▸ **Written problem**: Without the pictures, copy all the entries below exactly.

▸ **Working data**:
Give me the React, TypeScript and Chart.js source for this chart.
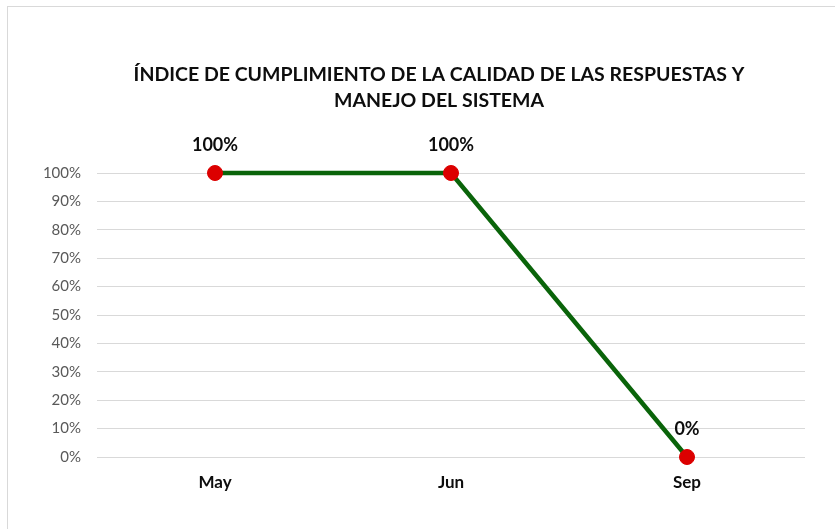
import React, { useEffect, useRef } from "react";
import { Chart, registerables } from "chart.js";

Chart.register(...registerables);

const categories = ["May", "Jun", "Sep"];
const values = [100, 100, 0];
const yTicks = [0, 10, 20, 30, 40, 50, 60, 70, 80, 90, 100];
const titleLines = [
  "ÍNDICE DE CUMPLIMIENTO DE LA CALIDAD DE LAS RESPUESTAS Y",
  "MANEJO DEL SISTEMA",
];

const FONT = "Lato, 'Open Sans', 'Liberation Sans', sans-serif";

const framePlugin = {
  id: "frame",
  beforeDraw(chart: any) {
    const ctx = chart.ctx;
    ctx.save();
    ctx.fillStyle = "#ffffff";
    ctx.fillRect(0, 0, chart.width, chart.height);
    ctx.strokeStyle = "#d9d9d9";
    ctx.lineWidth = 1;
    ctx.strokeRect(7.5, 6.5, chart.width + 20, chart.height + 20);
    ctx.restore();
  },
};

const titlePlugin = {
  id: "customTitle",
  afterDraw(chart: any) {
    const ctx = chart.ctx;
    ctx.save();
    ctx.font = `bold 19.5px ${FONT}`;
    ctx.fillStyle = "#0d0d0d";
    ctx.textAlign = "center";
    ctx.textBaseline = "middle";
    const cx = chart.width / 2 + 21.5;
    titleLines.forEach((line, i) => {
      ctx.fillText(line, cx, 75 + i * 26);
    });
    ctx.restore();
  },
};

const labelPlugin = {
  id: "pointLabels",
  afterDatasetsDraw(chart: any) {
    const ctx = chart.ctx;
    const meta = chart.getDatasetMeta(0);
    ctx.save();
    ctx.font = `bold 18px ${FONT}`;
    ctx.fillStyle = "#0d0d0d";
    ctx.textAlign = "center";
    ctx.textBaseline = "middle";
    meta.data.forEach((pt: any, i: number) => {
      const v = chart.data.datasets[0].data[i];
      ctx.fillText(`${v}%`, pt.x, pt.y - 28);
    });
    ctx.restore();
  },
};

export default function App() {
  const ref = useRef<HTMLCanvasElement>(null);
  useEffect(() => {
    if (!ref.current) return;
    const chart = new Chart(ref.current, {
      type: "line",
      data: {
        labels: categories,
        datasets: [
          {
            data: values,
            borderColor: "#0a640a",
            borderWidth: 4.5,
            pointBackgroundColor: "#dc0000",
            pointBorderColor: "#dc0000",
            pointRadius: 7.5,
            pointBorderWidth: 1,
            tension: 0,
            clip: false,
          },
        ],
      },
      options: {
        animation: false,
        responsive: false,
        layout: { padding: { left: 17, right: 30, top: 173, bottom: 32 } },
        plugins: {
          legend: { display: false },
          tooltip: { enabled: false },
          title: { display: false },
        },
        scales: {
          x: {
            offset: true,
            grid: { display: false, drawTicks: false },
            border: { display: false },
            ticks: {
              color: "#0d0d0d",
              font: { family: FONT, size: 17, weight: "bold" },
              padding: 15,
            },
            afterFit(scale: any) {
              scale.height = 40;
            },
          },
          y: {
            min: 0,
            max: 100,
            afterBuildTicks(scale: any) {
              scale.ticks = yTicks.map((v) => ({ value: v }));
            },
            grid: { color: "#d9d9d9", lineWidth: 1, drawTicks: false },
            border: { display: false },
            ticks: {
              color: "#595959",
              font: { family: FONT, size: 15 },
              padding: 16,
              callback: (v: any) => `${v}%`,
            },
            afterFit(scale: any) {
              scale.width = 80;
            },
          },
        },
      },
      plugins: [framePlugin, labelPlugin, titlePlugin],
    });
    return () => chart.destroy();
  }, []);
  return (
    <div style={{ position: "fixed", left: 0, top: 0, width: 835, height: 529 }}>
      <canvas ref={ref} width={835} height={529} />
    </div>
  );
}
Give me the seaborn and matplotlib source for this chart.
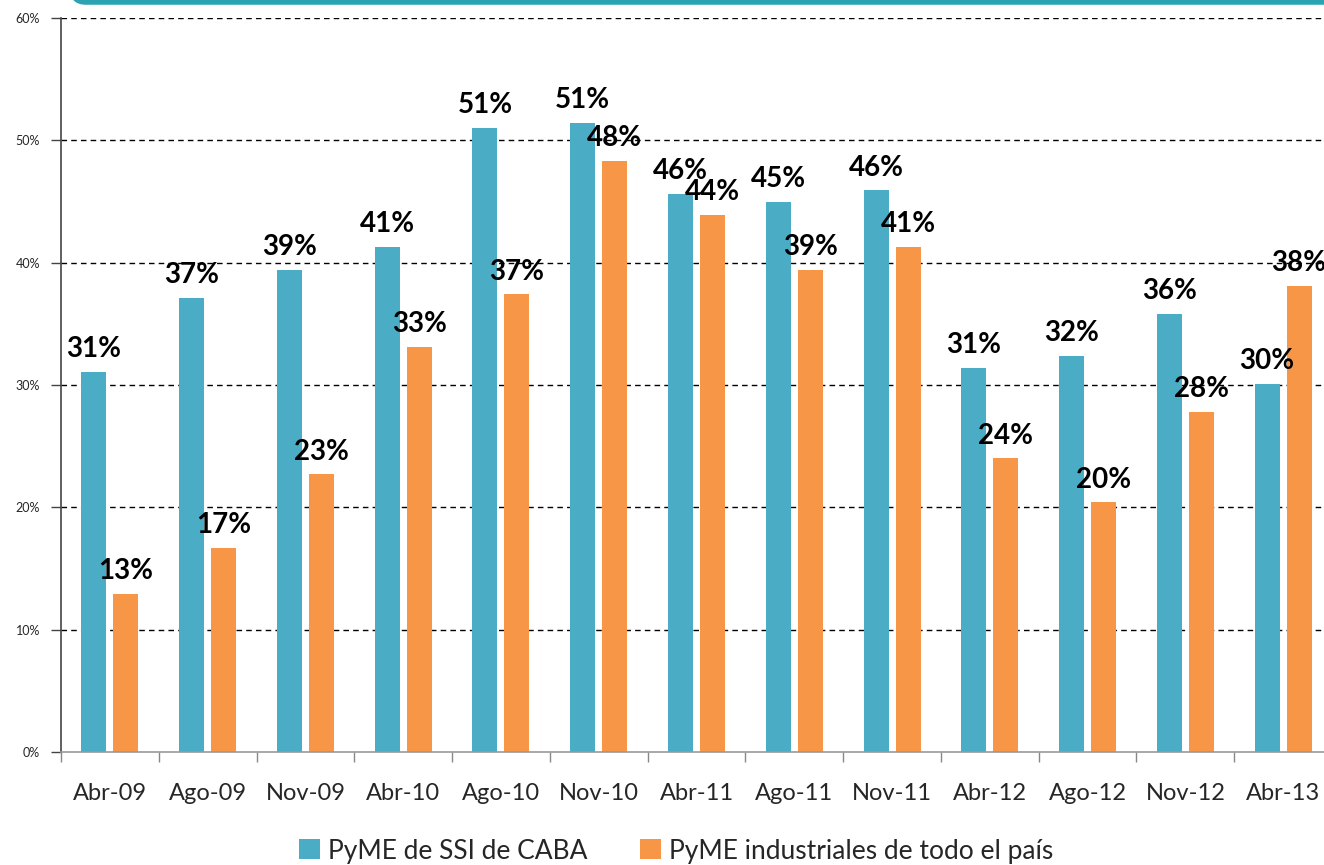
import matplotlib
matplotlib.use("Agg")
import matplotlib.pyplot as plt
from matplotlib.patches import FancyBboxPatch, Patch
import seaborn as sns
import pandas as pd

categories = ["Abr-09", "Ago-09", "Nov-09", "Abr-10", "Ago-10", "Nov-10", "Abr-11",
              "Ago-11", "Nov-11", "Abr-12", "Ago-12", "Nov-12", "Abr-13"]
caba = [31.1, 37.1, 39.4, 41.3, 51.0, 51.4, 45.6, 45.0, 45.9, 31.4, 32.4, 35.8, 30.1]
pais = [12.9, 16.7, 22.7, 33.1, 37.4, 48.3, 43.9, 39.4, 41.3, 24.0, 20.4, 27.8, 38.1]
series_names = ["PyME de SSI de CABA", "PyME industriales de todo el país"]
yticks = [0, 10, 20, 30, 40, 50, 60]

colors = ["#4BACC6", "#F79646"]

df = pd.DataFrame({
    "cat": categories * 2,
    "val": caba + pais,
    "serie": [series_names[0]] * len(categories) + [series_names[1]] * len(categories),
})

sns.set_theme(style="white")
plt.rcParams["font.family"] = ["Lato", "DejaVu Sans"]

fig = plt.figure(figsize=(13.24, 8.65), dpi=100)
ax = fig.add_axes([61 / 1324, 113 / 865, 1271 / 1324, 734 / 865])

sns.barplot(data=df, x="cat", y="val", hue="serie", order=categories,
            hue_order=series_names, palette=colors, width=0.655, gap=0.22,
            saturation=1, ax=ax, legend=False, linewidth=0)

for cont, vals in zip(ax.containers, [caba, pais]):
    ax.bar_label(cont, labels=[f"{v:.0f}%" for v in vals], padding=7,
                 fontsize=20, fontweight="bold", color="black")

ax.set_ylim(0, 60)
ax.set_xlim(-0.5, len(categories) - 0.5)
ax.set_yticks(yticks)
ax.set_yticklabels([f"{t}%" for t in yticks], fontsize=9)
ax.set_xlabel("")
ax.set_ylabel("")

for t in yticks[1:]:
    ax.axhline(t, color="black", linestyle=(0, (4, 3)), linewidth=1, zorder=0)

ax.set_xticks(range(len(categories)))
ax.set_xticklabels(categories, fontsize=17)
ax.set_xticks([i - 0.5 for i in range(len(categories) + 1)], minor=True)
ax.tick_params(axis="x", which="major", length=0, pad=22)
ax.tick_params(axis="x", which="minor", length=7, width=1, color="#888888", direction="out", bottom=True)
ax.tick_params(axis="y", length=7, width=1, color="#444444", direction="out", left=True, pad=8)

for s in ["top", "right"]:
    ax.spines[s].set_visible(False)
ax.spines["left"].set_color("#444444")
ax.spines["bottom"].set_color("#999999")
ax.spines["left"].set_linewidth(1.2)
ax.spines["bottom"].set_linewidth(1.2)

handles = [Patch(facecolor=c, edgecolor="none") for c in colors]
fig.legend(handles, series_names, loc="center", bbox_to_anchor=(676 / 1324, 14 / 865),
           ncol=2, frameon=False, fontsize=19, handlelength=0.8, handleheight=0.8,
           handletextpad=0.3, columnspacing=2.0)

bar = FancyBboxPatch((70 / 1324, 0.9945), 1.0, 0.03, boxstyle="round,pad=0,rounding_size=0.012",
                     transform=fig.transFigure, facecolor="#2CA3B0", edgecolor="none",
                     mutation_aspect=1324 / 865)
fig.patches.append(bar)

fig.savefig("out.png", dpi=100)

▸ **Task answer**:
Give me the React, TypeScript and Chart.js source for this chart.
import React, { useEffect, useRef } from "react";
import { Chart, registerables } from "chart.js";

Chart.register(...registerables);

const categories = ["May", "Jun", "Sep"];
const values = [100, 100, 0];
const yTicks = [0, 10, 20, 30, 40, 50, 60, 70, 80, 90, 100];
const titleLines = [
  "ÍNDICE DE CUMPLIMIENTO DE LA CALIDAD DE LAS RESPUESTAS Y",
  "MANEJO DEL SISTEMA",
];

const FONT = "Lato, 'Open Sans', 'Liberation Sans', sans-serif";

const framePlugin = {
  id: "frame",
  beforeDraw(chart: any) {
    const ctx = chart.ctx;
    ctx.save();
    ctx.fillStyle = "#ffffff";
    ctx.fillRect(0, 0, chart.width, chart.height);
    ctx.strokeStyle = "#d9d9d9";
    ctx.lineWidth = 1;
    ctx.strokeRect(7.5, 6.5, chart.width + 20, chart.height + 20);
    ctx.restore();
  },
};

const titlePlugin = {
  id: "customTitle",
  afterDraw(chart: any) {
    const ctx = chart.ctx;
    ctx.save();
    ctx.font = `bold 19.5px ${FONT}`;
    ctx.fillStyle = "#0d0d0d";
    ctx.textAlign = "center";
    ctx.textBaseline = "middle";
    const cx = chart.width / 2 + 21.5;
    titleLines.forEach((line, i) => {
      ctx.fillText(line, cx, 75 + i * 26);
    });
    ctx.restore();
  },
};

const labelPlugin = {
  id: "pointLabels",
  afterDatasetsDraw(chart: any) {
    const ctx = chart.ctx;
    const meta = chart.getDatasetMeta(0);
    ctx.save();
    ctx.font = `bold 18px ${FONT}`;
    ctx.fillStyle = "#0d0d0d";
    ctx.textAlign = "center";
    ctx.textBaseline = "middle";
    meta.data.forEach((pt: any, i: number) => {
      const v = chart.data.datasets[0].data[i];
      ctx.fillText(`${v}%`, pt.x, pt.y - 28);
    });
    ctx.restore();
  },
};

export default function App() {
  const ref = useRef<HTMLCanvasElement>(null);
  useEffect(() => {
    if (!ref.current) return;
    const chart = new Chart(ref.current, {
      type: "line",
      data: {
        labels: categories,
        datasets: [
          {
            data: values,
            borderColor: "#0a640a",
            borderWidth: 4.5,
            pointBackgroundColor: "#dc0000",
            pointBorderColor: "#dc0000",
            pointRadius: 7.5,
            pointBorderWidth: 1,
            tension: 0,
            clip: false,
          },
        ],
      },
      options: {
        animation: false,
        responsive: false,
        layout: { padding: { left: 17, right: 30, top: 173, bottom: 32 } },
        plugins: {
          legend: { display: false },
          tooltip: { enabled: false },
          title: { display: false },
        },
        scales: {
          x: {
            offset: true,
            grid: { display: false, drawTicks: false },
            border: { display: false },
            ticks: {
              color: "#0d0d0d",
              font: { family: FONT, size: 17, weight: "bold" },
              padding: 15,
            },
            afterFit(scale: any) {
              scale.height = 40;
            },
          },
          y: {
            min: 0,
            max: 100,
            afterBuildTicks(scale: any) {
              scale.ticks = yTicks.map((v) => ({ value: v }));
            },
            grid: { color: "#d9d9d9", lineWidth: 1, drawTicks: false },
            border: { display: false },
            ticks: {
              color: "#595959",
              font: { family: FONT, size: 15 },
              padding: 16,
              callback: (v: any) => `${v}%`,
            },
            afterFit(scale: any) {
              scale.width = 80;
            },
          },
        },
      },
      plugins: [framePlugin, labelPlugin, titlePlugin],
    });
    return () => chart.destroy();
  }, []);
  return (
    <div style={{ position: "fixed", left: 0, top: 0, width: 835, height: 529 }}>
      <canvas ref={ref} width={835} height={529} />
    </div>
  );
}
Give me the seaborn and matplotlib source for this chart.
import matplotlib
matplotlib.use("Agg")
import matplotlib.pyplot as plt
from matplotlib.patches import FancyBboxPatch, Patch
import seaborn as sns
import pandas as pd

categories = ["Abr-09", "Ago-09", "Nov-09", "Abr-10", "Ago-10", "Nov-10", "Abr-11",
              "Ago-11", "Nov-11", "Abr-12", "Ago-12", "Nov-12", "Abr-13"]
caba = [31.1, 37.1, 39.4, 41.3, 51.0, 51.4, 45.6, 45.0, 45.9, 31.4, 32.4, 35.8, 30.1]
pais = [12.9, 16.7, 22.7, 33.1, 37.4, 48.3, 43.9, 39.4, 41.3, 24.0, 20.4, 27.8, 38.1]
series_names = ["PyME de SSI de CABA", "PyME industriales de todo el país"]
yticks = [0, 10, 20, 30, 40, 50, 60]

colors = ["#4BACC6", "#F79646"]

df = pd.DataFrame({
    "cat": categories * 2,
    "val": caba + pais,
    "serie": [series_names[0]] * len(categories) + [series_names[1]] * len(categories),
})

sns.set_theme(style="white")
plt.rcParams["font.family"] = ["Lato", "DejaVu Sans"]

fig = plt.figure(figsize=(13.24, 8.65), dpi=100)
ax = fig.add_axes([61 / 1324, 113 / 865, 1271 / 1324, 734 / 865])

sns.barplot(data=df, x="cat", y="val", hue="serie", order=categories,
            hue_order=series_names, palette=colors, width=0.655, gap=0.22,
            saturation=1, ax=ax, legend=False, linewidth=0)

for cont, vals in zip(ax.containers, [caba, pais]):
    ax.bar_label(cont, labels=[f"{v:.0f}%" for v in vals], padding=7,
                 fontsize=20, fontweight="bold", color="black")

ax.set_ylim(0, 60)
ax.set_xlim(-0.5, len(categories) - 0.5)
ax.set_yticks(yticks)
ax.set_yticklabels([f"{t}%" for t in yticks], fontsize=9)
ax.set_xlabel("")
ax.set_ylabel("")

for t in yticks[1:]:
    ax.axhline(t, color="black", linestyle=(0, (4, 3)), linewidth=1, zorder=0)

ax.set_xticks(range(len(categories)))
ax.set_xticklabels(categories, fontsize=17)
ax.set_xticks([i - 0.5 for i in range(len(categories) + 1)], minor=True)
ax.tick_params(axis="x", which="major", length=0, pad=22)
ax.tick_params(axis="x", which="minor", length=7, width=1, color="#888888", direction="out", bottom=True)
ax.tick_params(axis="y", length=7, width=1, color="#444444", direction="out", left=True, pad=8)

for s in ["top", "right"]:
    ax.spines[s].set_visible(False)
ax.spines["left"].set_color("#444444")
ax.spines["bottom"].set_color("#999999")
ax.spines["left"].set_linewidth(1.2)
ax.spines["bottom"].set_linewidth(1.2)

handles = [Patch(facecolor=c, edgecolor="none") for c in colors]
fig.legend(handles, series_names, loc="center", bbox_to_anchor=(676 / 1324, 14 / 865),
           ncol=2, frameon=False, fontsize=19, handlelength=0.8, handleheight=0.8,
           handletextpad=0.3, columnspacing=2.0)

bar = FancyBboxPatch((70 / 1324, 0.9945), 1.0, 0.03, boxstyle="round,pad=0,rounding_size=0.012",
                     transform=fig.transFigure, facecolor="#2CA3B0", edgecolor="none",
                     mutation_aspect=1324 / 865)
fig.patches.append(bar)

fig.savefig("out.png", dpi=100)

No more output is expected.